Caroline tingled all over during the discourse, and at last jumped up, exclaiming—
“My dear Ellen, half the harm in the world is done by making a fuss. Things don’t die half so hard when they die a natural death.”
Ellen knew Carey thought she had said something very clever, but was all the more unconvinced.
CHAPTER XII. — KING MIDAS.
When I did him at this advantage take,
An ass’s nowl I fixed upon his head.
Midsummer Night’s Dream.
In the early spring an unlooked-for obstacle arose to all wanderings in the Belforest woods. The owner returned and closed the gates.
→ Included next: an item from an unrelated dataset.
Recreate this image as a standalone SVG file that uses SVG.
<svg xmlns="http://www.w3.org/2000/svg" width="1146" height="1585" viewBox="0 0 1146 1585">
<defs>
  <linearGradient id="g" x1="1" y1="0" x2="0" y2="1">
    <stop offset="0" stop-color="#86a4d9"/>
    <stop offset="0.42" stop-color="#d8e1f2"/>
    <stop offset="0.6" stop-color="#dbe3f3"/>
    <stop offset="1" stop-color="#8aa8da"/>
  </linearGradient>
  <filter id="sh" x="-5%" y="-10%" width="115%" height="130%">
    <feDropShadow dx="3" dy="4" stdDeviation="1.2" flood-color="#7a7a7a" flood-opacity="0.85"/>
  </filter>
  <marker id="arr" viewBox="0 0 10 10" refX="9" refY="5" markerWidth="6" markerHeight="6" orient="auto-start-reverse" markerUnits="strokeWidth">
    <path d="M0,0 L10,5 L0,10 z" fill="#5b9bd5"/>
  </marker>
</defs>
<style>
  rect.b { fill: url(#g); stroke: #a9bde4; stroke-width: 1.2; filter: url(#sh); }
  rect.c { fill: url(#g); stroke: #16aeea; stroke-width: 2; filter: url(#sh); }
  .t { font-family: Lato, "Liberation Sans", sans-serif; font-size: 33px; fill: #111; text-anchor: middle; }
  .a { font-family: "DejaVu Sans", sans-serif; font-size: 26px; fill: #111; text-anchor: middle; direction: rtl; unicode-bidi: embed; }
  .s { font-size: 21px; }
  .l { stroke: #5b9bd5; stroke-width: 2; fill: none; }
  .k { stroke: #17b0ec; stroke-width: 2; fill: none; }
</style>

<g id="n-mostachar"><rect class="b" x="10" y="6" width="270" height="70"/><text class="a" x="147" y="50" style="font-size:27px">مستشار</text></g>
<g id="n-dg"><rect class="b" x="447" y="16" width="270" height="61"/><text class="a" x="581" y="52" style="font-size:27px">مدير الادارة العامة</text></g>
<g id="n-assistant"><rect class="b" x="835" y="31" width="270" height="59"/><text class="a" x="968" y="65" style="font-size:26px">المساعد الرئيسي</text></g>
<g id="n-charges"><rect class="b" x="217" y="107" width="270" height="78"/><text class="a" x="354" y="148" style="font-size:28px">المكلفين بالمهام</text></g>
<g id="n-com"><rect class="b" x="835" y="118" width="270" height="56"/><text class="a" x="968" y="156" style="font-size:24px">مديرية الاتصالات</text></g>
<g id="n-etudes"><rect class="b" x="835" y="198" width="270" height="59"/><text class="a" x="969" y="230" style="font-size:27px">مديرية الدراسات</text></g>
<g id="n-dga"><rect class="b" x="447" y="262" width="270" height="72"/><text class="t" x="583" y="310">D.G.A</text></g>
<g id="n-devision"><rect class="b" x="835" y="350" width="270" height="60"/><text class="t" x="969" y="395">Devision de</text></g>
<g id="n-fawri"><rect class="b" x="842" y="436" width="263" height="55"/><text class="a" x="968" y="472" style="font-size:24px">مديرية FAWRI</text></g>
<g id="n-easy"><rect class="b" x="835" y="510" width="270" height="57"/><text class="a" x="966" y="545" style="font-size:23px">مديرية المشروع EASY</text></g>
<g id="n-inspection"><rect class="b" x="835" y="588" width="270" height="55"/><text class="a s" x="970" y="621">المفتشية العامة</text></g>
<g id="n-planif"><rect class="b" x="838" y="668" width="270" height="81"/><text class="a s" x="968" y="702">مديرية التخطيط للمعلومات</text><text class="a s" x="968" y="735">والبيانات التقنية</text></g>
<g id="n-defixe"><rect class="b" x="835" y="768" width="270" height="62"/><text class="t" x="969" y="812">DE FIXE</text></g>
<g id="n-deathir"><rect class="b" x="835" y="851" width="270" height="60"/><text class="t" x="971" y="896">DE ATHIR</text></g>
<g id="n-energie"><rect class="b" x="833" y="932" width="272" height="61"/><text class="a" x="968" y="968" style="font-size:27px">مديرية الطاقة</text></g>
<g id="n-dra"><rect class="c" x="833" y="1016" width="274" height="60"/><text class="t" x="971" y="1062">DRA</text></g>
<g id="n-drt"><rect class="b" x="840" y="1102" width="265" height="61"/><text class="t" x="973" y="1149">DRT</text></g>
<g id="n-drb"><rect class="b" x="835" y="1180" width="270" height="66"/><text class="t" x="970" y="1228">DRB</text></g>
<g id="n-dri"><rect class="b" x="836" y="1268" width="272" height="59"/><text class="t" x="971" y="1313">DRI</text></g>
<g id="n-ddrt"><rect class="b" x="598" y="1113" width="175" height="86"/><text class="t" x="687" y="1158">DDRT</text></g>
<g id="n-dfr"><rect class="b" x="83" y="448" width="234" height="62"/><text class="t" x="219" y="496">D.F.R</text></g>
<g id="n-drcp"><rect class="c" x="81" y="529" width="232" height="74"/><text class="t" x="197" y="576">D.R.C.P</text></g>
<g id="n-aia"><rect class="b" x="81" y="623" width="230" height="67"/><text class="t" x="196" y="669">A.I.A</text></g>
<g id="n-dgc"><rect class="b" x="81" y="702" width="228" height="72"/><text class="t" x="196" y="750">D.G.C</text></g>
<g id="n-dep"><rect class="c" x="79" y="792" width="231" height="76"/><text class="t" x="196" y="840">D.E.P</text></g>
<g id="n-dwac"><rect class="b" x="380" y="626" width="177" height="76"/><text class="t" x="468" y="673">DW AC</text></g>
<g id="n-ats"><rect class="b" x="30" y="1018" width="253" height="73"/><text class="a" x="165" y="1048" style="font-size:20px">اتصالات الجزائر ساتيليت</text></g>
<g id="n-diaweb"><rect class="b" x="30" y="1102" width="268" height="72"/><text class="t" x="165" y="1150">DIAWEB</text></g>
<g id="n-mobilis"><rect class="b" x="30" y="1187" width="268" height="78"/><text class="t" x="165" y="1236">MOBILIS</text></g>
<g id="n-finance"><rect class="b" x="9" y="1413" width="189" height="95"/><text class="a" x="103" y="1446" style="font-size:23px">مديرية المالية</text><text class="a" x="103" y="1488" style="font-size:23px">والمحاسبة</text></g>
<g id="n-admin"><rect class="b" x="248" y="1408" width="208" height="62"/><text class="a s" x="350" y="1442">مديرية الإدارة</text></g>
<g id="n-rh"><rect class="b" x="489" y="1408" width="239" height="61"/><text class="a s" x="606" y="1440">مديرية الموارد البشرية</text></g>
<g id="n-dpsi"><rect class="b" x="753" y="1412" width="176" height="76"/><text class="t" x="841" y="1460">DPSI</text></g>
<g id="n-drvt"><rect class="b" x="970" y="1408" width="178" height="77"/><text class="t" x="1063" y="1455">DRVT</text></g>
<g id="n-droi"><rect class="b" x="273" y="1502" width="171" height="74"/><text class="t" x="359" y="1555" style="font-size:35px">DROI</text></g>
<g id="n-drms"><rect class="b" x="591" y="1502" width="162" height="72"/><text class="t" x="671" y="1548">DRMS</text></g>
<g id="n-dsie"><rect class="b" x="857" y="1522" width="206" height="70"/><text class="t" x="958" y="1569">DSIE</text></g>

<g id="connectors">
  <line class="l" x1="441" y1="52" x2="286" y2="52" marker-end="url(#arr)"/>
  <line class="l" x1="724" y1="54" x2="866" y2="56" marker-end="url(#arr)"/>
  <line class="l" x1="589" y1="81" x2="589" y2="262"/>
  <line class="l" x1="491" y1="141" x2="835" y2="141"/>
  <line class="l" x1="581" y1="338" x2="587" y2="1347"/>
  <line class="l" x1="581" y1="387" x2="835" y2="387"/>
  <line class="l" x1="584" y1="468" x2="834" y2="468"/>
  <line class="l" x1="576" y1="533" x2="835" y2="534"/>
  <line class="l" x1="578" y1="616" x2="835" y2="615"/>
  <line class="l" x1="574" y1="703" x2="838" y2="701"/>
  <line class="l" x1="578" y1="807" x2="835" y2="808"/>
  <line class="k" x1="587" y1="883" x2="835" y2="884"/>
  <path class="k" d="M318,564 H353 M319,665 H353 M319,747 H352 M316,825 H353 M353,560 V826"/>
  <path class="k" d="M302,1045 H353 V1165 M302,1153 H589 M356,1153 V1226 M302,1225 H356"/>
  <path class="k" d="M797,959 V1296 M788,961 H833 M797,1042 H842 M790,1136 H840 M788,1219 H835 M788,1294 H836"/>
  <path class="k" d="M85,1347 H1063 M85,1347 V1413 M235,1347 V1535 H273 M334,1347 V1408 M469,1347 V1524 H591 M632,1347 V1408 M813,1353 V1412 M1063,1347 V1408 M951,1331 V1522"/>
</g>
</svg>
From time that seemed immemorial, the inhabitants of Kenminster had disported themselves there as if the grounds had been kept up for their sole behoof, and their indignation at the monopoly knew no bounds.
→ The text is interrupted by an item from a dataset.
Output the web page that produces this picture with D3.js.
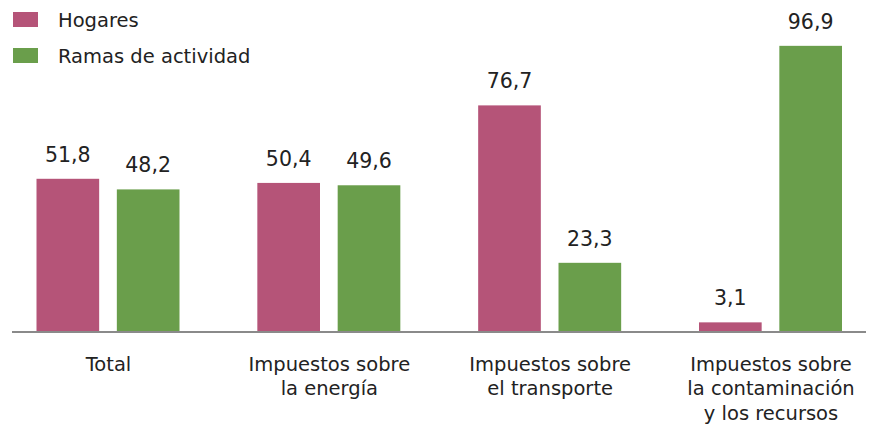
<!DOCTYPE html>
<html>
<head>
<meta charset="utf-8">
<script src="https://cdn.jsdelivr.net/npm/d3@7"></script>
<style>
  body { margin: 0; background: #fff; }
  svg { display: block; }
  text { fill: #222; font-family: "DejaVu Sans", sans-serif; }
</style>
</head>
<body>
<svg id="canvas" width="872" height="424"></svg>
<script>
// chart values
const categories = [
    ["Total"],
    ["Impuestos sobre", "la energía"],
    ["Impuestos sobre", "el transporte"],
    ["Impuestos sobre", "la contaminación", "y los recursos"]
];
const seriesNames = ["Hogares", "Ramas de actividad"];
const hogares = [51.8, 50.4, 76.7, 3.1];
const ramas = [48.2, 49.6, 23.3, 96.9];
const colors = ["#b55478", "#6a9e4b"];

const fmt = v => v.toFixed(1).replace(".", ",");

const baseline = 331.5;
const svg = d3.select("#canvas");

const catKeys = categories.map(c => c.join("|"));

// group centres
const x0 = d3.scalePoint()
    .domain(catKeys)
    .range([108, 770.5]);

// bars inside a group
const x1 = d3.scaleBand()
    .domain(seriesNames)
    .range([-71.5, 71.5])
    .paddingInner(0.22);

const y = d3.scaleLinear()
    .domain([0, 100])
    .range([baseline, baseline - 294.8]);

const rows = catKeys.map((k, i) => ({
    key: k,
    values: [
        { name: seriesNames[0], val: hogares[i], color: colors[0] },
        { name: seriesNames[1], val: ramas[i], color: colors[1] }
    ]
}));

const groups = svg.selectAll(".group")
    .data(rows)
    .join("g")
    .classed("group", true)
    .attr("transform", d => "translate(" + x0(d.key) + ",0)");

groups.selectAll("rect")
    .data(d => d.values)
    .join("rect")
    .attr("x", d => x1(d.name))
    .attr("width", x1.bandwidth())
    .attr("y", d => y(d.val))
    .attr("height", d => y(0) - y(d.val))
    .attr("fill", d => d.color);

groups.selectAll(".val")
    .data(d => d.values)
    .join("text")
    .classed("val", true)
    .attr("x", d => x1(d.name) + x1.bandwidth() / 2)
    .attr("y", d => y(d.val) - 17)
    .attr("text-anchor", "middle")
    .style("font-size", "20.5px")
    .text(d => fmt(d.val));

// axis line
svg.append("line")
    .attr("x1", 12).attr("x2", 866)
    .attr("y1", baseline + 0.5).attr("y2", baseline + 0.5)
    .attr("stroke", "#8a8a8a")
    .attr("stroke-width", 2);

// category labels
const xAxis = svg.append("g")
    .attr("transform", "translate(0," + baseline + ")")
    .call(d3.axisBottom(x0).tickSize(0).tickFormat(""));
xAxis.select(".domain").remove();

xAxis.selectAll(".tick")
    .append("text")
    .attr("text-anchor", "middle")
    .style("font-size", "19.5px")
    .style("font-family", "'DejaVu Sans', sans-serif")
    .style("fill", "#222")
    .selectAll("tspan")
    .data(d => d.split("|"))
    .join("tspan")
    .attr("x", 0)
    .attr("y", (d, i) => 39 + i * 24.5)
    .text(d => d);

// legend
const legend = svg.append("g")
    .selectAll("g")
    .data(seriesNames)
    .join("g")
    .attr("transform", (d, i) => "translate(13," + (12 + i * 36) + ")");

legend.append("rect")
    .attr("width", 25)
    .attr("height", 15)
    .attr("fill", (d, i) => colors[i]);

legend.append("text")
    .attr("x", 45)
    .attr("y", 15)
    .style("font-size", "19.5px")
    .text(d => d);
</script>
</body>
</html>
Nobody saw Mr. Barnes save his doctor, whose carriage was the only one admitted within the lodge gates, intending visitors being there informed that Mr. Barnes was too unwell to be disturbed.
Mrs. “Folly” Brownlow’s aberrations lost their interest in the Coffinkey world beside the mystery of Belforest. Opinions varied as to his being a miser, or a lunatic, a prey to conscience, disease, or deformity; and reports were so diverse, that at the “Folly” a journal was kept of them, with their dates, as a matter of curiosity—their authorities marked:—
March 4th.—Mr. Barnes eats nothing but fresh turtle. Brings them down in tubs alive and flapping. Mrs. Coffinkey’s Jane heard them cooing at the station. Gives his cook three hundred pounds per annum.